When pressed, senior Santa Cruz autonomy officials admit that the ultimate aim of the referendum is to reopen negotiations with Mr Morales from a position of strength. These were broken late last year after government supporters approved a controversial draft constitution despite a boycott from the opposition forcing an abrupt transfer of the constitutional assembly to Oruro, a Morales bastion in the western highlands.

"Circumstances forced us to radicalise our proposals.
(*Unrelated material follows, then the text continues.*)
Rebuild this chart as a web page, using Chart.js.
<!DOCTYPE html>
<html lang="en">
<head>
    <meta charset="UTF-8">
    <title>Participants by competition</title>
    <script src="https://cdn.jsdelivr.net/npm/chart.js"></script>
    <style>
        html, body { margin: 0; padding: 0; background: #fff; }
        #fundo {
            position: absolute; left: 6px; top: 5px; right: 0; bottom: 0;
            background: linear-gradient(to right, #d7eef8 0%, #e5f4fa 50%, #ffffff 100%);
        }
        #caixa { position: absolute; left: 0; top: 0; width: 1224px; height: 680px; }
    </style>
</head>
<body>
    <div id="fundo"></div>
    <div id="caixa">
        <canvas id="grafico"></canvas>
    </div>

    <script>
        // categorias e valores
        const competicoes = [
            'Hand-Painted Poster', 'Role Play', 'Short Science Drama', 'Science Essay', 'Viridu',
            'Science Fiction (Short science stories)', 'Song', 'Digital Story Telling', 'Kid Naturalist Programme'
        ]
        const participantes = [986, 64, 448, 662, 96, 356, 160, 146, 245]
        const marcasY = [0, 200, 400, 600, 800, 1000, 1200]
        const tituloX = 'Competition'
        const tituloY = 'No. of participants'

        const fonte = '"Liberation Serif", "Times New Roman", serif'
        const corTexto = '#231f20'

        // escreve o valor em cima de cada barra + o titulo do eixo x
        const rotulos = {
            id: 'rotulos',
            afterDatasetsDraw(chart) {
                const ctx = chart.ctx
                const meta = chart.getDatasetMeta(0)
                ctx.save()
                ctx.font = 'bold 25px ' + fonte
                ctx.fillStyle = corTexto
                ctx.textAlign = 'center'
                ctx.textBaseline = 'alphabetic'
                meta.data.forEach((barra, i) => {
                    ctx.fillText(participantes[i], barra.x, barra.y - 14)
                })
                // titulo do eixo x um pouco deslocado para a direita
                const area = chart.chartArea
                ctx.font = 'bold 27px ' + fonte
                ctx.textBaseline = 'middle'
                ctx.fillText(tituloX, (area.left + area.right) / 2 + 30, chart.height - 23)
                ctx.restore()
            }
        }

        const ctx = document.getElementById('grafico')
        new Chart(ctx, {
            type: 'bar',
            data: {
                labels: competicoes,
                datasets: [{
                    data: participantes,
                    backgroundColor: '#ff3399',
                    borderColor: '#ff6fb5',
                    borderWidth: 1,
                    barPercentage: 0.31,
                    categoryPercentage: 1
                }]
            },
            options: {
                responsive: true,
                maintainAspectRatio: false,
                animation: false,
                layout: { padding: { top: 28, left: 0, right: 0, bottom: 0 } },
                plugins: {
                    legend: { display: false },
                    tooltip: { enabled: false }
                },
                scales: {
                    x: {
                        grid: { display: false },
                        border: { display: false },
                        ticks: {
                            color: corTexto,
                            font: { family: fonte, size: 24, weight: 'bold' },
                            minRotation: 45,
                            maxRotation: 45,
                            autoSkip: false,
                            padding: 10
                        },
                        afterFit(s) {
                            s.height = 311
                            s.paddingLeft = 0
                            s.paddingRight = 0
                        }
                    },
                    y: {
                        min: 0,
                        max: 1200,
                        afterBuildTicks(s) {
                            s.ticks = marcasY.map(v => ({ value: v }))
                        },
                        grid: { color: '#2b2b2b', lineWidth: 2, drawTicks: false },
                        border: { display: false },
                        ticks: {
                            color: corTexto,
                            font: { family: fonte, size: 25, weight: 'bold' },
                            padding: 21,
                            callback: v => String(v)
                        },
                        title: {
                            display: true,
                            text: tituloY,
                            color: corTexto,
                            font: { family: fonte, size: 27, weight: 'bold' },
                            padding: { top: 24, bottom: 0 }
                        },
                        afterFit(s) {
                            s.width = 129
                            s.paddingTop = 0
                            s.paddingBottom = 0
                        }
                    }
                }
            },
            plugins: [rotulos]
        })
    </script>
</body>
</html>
Of course we'll have to sit down to negotiate after the referendum, we're open to changes, but the government is more interested in exacting vengeance than building a country," said Juan Carlos Urenda, the main drafter of the autonomy statute.
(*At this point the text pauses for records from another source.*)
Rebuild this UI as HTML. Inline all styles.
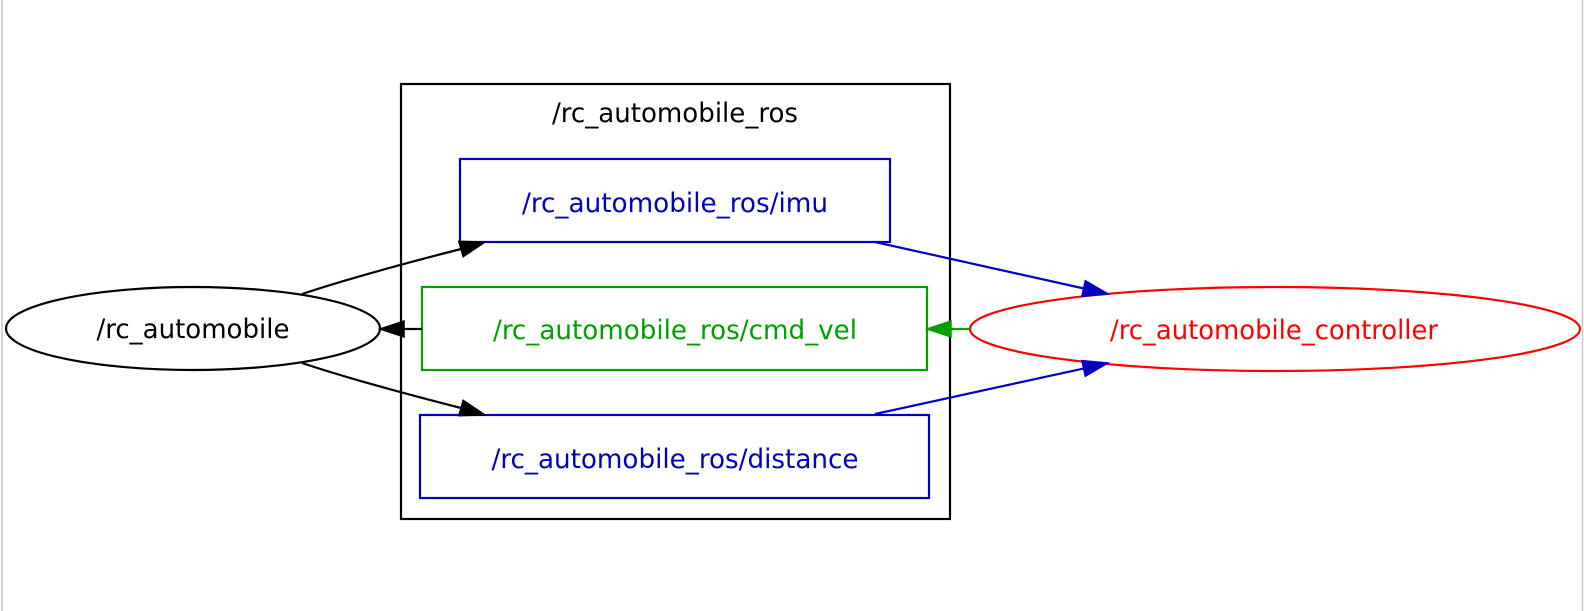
<!DOCTYPE html>
<html><head><meta charset="utf-8"><style>
html,body{margin:0;padding:0;background:#fff;}
svg{display:block;}
text{font-family:"DejaVu Sans Condensed","DejaVu Sans","Liberation Sans",sans-serif;font-size:27px;}
</style></head><body>
<svg width="1584" height="611" viewBox="0 0 1584 611" xmlns="http://www.w3.org/2000/svg">
<rect x="0" y="0" width="1584" height="611" fill="#fff"/>
<line x1="2" y1="0" x2="2" y2="611" stroke="#c8c8c8" stroke-width="1.5"/>
<line x1="1582.5" y1="0" x2="1582.5" y2="611" stroke="#c8c8c8" stroke-width="1.5"/>
<rect x="401" y="84" width="549" height="435" fill="none" stroke="#000" stroke-width="2.2"/>
<text x="675" y="122" text-anchor="middle" fill="#000" textLength="246" lengthAdjust="spacingAndGlyphs">/rc_automobile_ros</text>
<rect x="460" y="159" width="430" height="83" fill="none" stroke="#0000c0" stroke-width="2.2"/>
<text x="675" y="212" text-anchor="middle" fill="#0000c0" textLength="306" lengthAdjust="spacingAndGlyphs">/rc_automobile_ros/imu</text>
<rect x="422" y="287" width="505" height="83" fill="none" stroke="#00a000" stroke-width="2.2"/>
<text x="675" y="339" text-anchor="middle" fill="#00a000" textLength="364" lengthAdjust="spacingAndGlyphs">/rc_automobile_ros/cmd_vel</text>
<rect x="420" y="415" width="509" height="83" fill="none" stroke="#0000c0" stroke-width="2.2"/>
<text x="675" y="468" text-anchor="middle" fill="#0000c0" textLength="367" lengthAdjust="spacingAndGlyphs">/rc_automobile_ros/distance</text>
<ellipse cx="193" cy="328.5" rx="187" ry="41.5" fill="none" stroke="#000" stroke-width="2.2"/>
<text x="193" y="338" text-anchor="middle" fill="#000" textLength="193" lengthAdjust="spacingAndGlyphs">/rc_automobile</text>
<ellipse cx="1275" cy="329" rx="305" ry="42" fill="none" stroke="#ff0000" stroke-width="2.2"/>
<text x="1274" y="339" text-anchor="middle" fill="#ff0000" textLength="328" lengthAdjust="spacingAndGlyphs">/rc_automobile_controller</text>
<path d="M302,294 C350,278 410,262 461,249" fill="none" stroke="#000" stroke-width="2.2"/>
<polygon points="485,242 463.2,256.7 458.8,241.3" fill="#000" stroke="#000" stroke-width="1.5"/>
<path d="M302,363 C350,379 410,395 461,408" fill="none" stroke="#000" stroke-width="2.2"/>
<polygon points="485,415 458.8,415.7 463.2,400.3" fill="#000" stroke="#000" stroke-width="1.5"/>
<line x1="404" y1="329" x2="422" y2="329" stroke="#000" stroke-width="2.2"/>
<polygon points="380,329 404,321 404,337" fill="#000" stroke="#000" stroke-width="1.5"/>
<line x1="951" y1="329" x2="970" y2="329" stroke="#00a000" stroke-width="2.2"/>
<polygon points="927,329 951,321 951,337" fill="#00a000" stroke="#00a000" stroke-width="1.5"/>
<line x1="875" y1="242" x2="1084" y2="288.5" stroke="#0000c0" stroke-width="2.2"/>
<polygon points="1108,294 1081.9,296.3 1085.3,280.7" fill="#0000c0" stroke="#0000c0" stroke-width="1.5"/>
<line x1="875" y1="414" x2="1084" y2="368.4" stroke="#0000c0" stroke-width="2.2"/>
<polygon points="1108,363 1085.3,376.2 1081.9,360.6" fill="#0000c0" stroke="#0000c0" stroke-width="1.5"/>
</svg>
</body></html>
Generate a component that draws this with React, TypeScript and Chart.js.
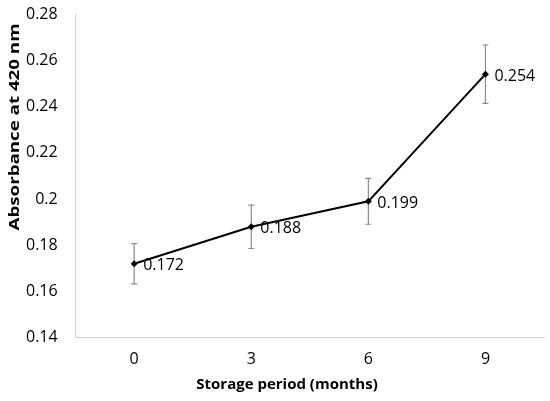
import React, { useEffect, useRef } from "react";
import { Chart, registerables } from "chart.js";

Chart.register(...registerables);

const categories = ["0", "3", "6", "9"];
const absorbance = [0.172, 0.188, 0.199, 0.254];
const errors = [0.0087, 0.0094, 0.0099, 0.0126];
const yTicks = [0.14, 0.16, 0.18, 0.2, 0.22, 0.24, 0.26, 0.28];
const xTitle = "Storage period (months)";
const yTitle = "Absorbance at 420 nm";

const FONT = "'Open Sans', 'DejaVu Sans', sans-serif";

const errorBarPlugin = {
  id: "errorBars",
  afterDatasetsDraw(chart: any) {
    const ctx = chart.ctx;
    const meta = chart.getDatasetMeta(0);
    const y = chart.scales.y;
    ctx.save();
    ctx.strokeStyle = "#8c8c8c";
    ctx.lineWidth = 1.2;
    meta.data.forEach((pt: any, i: number) => {
      const x = pt.x;
      const top = y.getPixelForValue(absorbance[i] + errors[i]);
      const bot = y.getPixelForValue(absorbance[i] - errors[i]);
      ctx.beginPath();
      ctx.moveTo(x, top);
      ctx.lineTo(x, bot);
      ctx.moveTo(x - 3, top);
      ctx.lineTo(x + 3, top);
      ctx.moveTo(x - 3, bot);
      ctx.lineTo(x + 3, bot);
      ctx.stroke();
    });
    ctx.fillStyle = "#000";
    meta.data.forEach((pt: any) => {
      ctx.beginPath();
      ctx.moveTo(pt.x, pt.y - 3.5);
      ctx.lineTo(pt.x + 3.5, pt.y);
      ctx.lineTo(pt.x, pt.y + 3.5);
      ctx.lineTo(pt.x - 3.5, pt.y);
      ctx.closePath();
      ctx.fill();
    });
    ctx.font = `16px ${FONT}`;
    ctx.textAlign = "left";
    ctx.textBaseline = "middle";
    ctx.fillStyle = "#000";
    meta.data.forEach((pt: any, i: number) => {
      ctx.fillText(String(absorbance[i]), pt.x + 9, pt.y + 2);
    });

    ctx.font = `bold 15px ${FONT}`;
    ctx.textAlign = "center";
    ctx.textBaseline = "middle";
    ctx.fillText(xTitle, 287, 385);

    ctx.save();
    ctx.translate(15, 127);
    ctx.rotate(-Math.PI / 2);
    ctx.font = `bold 15px ${FONT}`;
    const w = ctx.measureText(yTitle).width;
    ctx.scale(207 / w, 1);
    ctx.fillText(yTitle, 0, 0);
    ctx.restore();
    ctx.restore();
  },
};

export default function App() {
  const ref = useRef<HTMLCanvasElement>(null);
  useEffect(() => {
    const chart = new Chart(ref.current!, {
      type: "line",
      data: {
        labels: categories,
        datasets: [
          {
            data: absorbance,
            borderColor: "#000",
            borderWidth: 2,
            pointRadius: 0,
            pointHoverRadius: 0,
            tension: 0,
            fill: false,
          },
        ],
      },
      options: {
        responsive: false,
        animation: false,
        events: [],
        layout: { padding: { top: 14, right: 6, left: 8, bottom: 20 } },
        plugins: { legend: { display: false }, tooltip: { enabled: false } },
        scales: {
          x: {
            offset: true,
            grid: { display: false, drawTicks: false },
            border: { display: true, color: "#d0d0d0", width: 1 },
            ticks: { color: "#000", font: { family: FONT, size: 16 }, padding: 12 },
          },
          y: {
            min: 0.14,
            max: 0.28,
            afterBuildTicks(axis: any) {
              axis.ticks = yTicks.map((v) => ({ value: v }));
            },
            afterFit(axis: any) {
              axis.paddingTop = 0;
              axis.paddingBottom = 0;
            },
            grid: { display: false, drawTicks: false },
            border: { display: true, color: "#d0d0d0", width: 1 },
            ticks: {
              color: "#000",
              font: { family: FONT, size: 16 },
              padding: 18,
              callback: (v: any) => String(Number(v.toFixed(2))),
            },
          },
        },
      },
      plugins: [errorBarPlugin],
    });
    return () => chart.destroy();
  }, []);
  return (
    <div style={{ position: "absolute", left: 0, top: 0, width: 550, height: 401, background: "#fff" }}>
      <canvas ref={ref} width={550} height={401} />
    </div>
  );
}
"Our campaign boss is actually Evo Morales, he's played to our hands by provoking us and trying to ignore our legitimate autonomy demands," he added.

"I hope Bolivia won't be shattered, but if the government doesn't change its stance a break-up will be inevitable."

Key players in struggle

Evo Morales cuts a remarkable figure as Bolivia's first Indian leader in the 470 years since the Spanish Conquest.

The 47-year-old former coca farmer is known for his love of football – he plays for a second division club.

Mr Morales is the leader of Bolivia's cocalero movement – a loose federation of coca leaf-growing campesinos who are resisting the efforts of the United States to eradicate coca in central Bolivia.

His Movimiento al Socialismo (Movement Towards Socialism) party describes itself as "an indigenous-based political party that calls for the nationalisation of industry, legalisation of the coca leaf and fairer distribution of national resources."

Mr Morales has said: "The worst enemy of humanity is US capitalism. That is what provokes uprisings like ours. If the entire world doesn't acknowledge that nation states are not providing even minimally for health, education and nourishment, then fundamental human rights are being violated."